The Cost Comparison: Running the Numbers

Comparing the cost of a refund advance to a personal loan requires calculating a common metric: the effective APR, which annualizes the cost of borrowing to allow apples-to-apples comparison. For a refund advance, this calculation is: (total fees / loan amount) × (365 / loan term in days). For a $500 advance with a $30 fee repaid in 30 days, the effective APR is (30/500) × (365/30) = 73%. For a personal loan at 18% APR held for the same 30 days, the cost is 18% × (30/365) = approximately $7.40 on a $500 loan. At these amounts and timescales, the personal loan is significantly cheaper if available—but the refund advance may be the only option for someone who doesn't qualify for the personal loan, or who needs funding faster than any lender can provide.

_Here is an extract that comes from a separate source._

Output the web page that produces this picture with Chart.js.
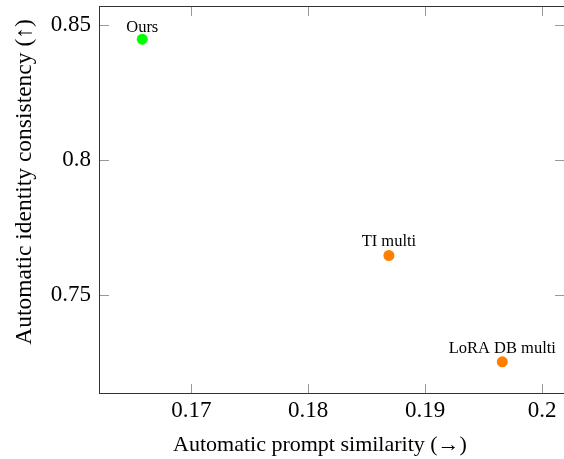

The right choice is the cheapest option you actually qualify for that delivers money when you need it.

A Note on High-Cost Alternatives to Avoid

The comparison between refund advances and personal loans implicitly excludes alternatives that should generally be avoided regardless of circumstance: payday loans (which can carry APRs of 300-400% or more), credit card cash advances (which typically charge a fee plus high APR from day one with no grace period), and informal lending arrangements that lack legal protections. These products are common and aggressively marketed in the same populations likely to be seeking tax refund advances, and understanding the cost comparison makes clear why they should be last resorts. If you are considering a high-cost product due to urgency, it is worth taking 24 hours to explore whether a tax refund advance, credit union loan, or negotiated payment arrangement with the creditor you are trying to pay might reduce your overall cost. The difference in cost between these options over a 30-day period can be substantial.